Puis M. Raspail demanda audience au Garde-des-sceaux. « Vice de forme » ! Le système utilisé par M. Orfila, ayant amené à la  conclusion de présence d’arsenic dans le corps de Charles Larfarge, n’avait pas été adopté par la science.

La condamnation de Marie Lafarge fit des remous jusqu'à Paris.
George Sand écrivit au peintre Eugène Delacroix, qualifiant l’affaire Lafarge « d'affaire mal menée […] et salement poursuivie par le ministère public ».


Le 12 décembre 1840, la chambre criminelle de la Cour de cassation de Paris rejeta le pourvoi en cassation.
Le transfert de Marie Capelle, veuve Lafarge, accompagnée de Clémentine Serva, sa femme de chambre toujours aussi dévouée, quitta, le 8 novembre 1841, la prison de Tulle pour être transférée à la « maison centrale de force et de correction » de Montpellier.

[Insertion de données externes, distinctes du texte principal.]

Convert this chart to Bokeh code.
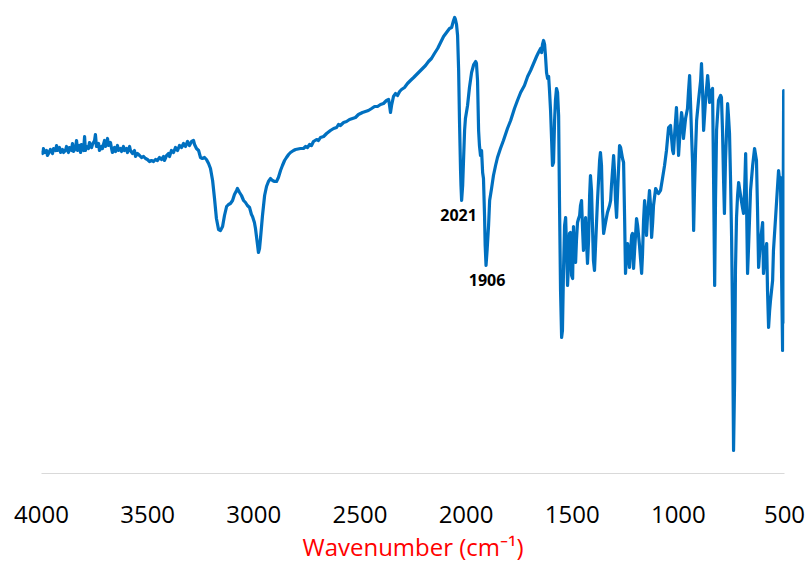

En raison de sa santé qui s'altérait, Marie Lafarge fut admise, en 1851, à l'asile de Saint-Paul-de-Mausole, à Saint-Rémy-de-Provence. Elle dut subir dix années d’emprisonnement pendant lesquelles elle rédigea « un journal intime[2] » avant d’être, par décret, graciée en 1852, par Louis Napoléon (Napoléon III).
Mais, ayant contracté la tuberculose, Marie Fortunée Capelle, veuve Lafarge, décéda peu de temps après sa grâce, le 7 septembre 1852 à Ussat sans l’Ariège. Elle n’avait que trente-sept ans.


Qu’en fut-il vraiment ? On ne le saura jamais !

Croulant sous les difficultés financières, Charles Lafarge savait qu'en épousant Marie Fortunée Capelle, il recevrait une dot de 80 000 francs-or qui lui permettrait d'éviter la faillite.
Emma Pontier, cousine germaine de Charles Lafarge, rapporta que la situation financière de ce dernier était connue de tout le pays : « Il devait essayer un nouvel emprunt, trouver un mariage d'argent à faire ou ne plus revenir. »
Toujours présenté comme un « brave homme, mais un peu bourru », il aurait été, en fait, un personnage vil et corrompu, rongé par la violence et sujet à des crises d'épilepsie.

Si nous revenions aux gâteaux.
Sans chercher « crime » à tout prix, personne n’avait évoqué la possibilité d’une intoxication alimentaire due à la crème dont les petits choux étaient avantageusement garnis.
Une crème faite avec du beurre et du lait non pasteurisés.
Des gâteaux qui avaient voyagé trois, voire quatre jours.

Que de bactéries !!!


Et puis.......  ce personnage important qui s’est volatilisé.....
Cet homme assez flou, qui sut si bien manipuler Charles Lafarge. Ce M. Denis, de son vrai nom (soit disant)  Denis Barbier, ayant signé et endossé des billets à ordre.
N’avait-il pas intérêt à la disparition de Charles Lafarge ?
La justice n’avait pas beaucoup fouillé de ce côté. Mais ce n’est que pure réflexion personnelle.

L’affaire Lafarge restera une énigme judiciaire qui intrigue encore et donne matière aux écrivains et aux journalistes.
Peut-être verrons-nous, un jour,  les dossiers poussiéreux ressortir de leurs archives et que la lumière se fera, enfin, près de deux siècles plus tard.




[1] La plaidoirie de maître Paillet dura sept heures.
[2] Cet écrit d’une grande qualité fut publié sous le titre «  Heures de prison ».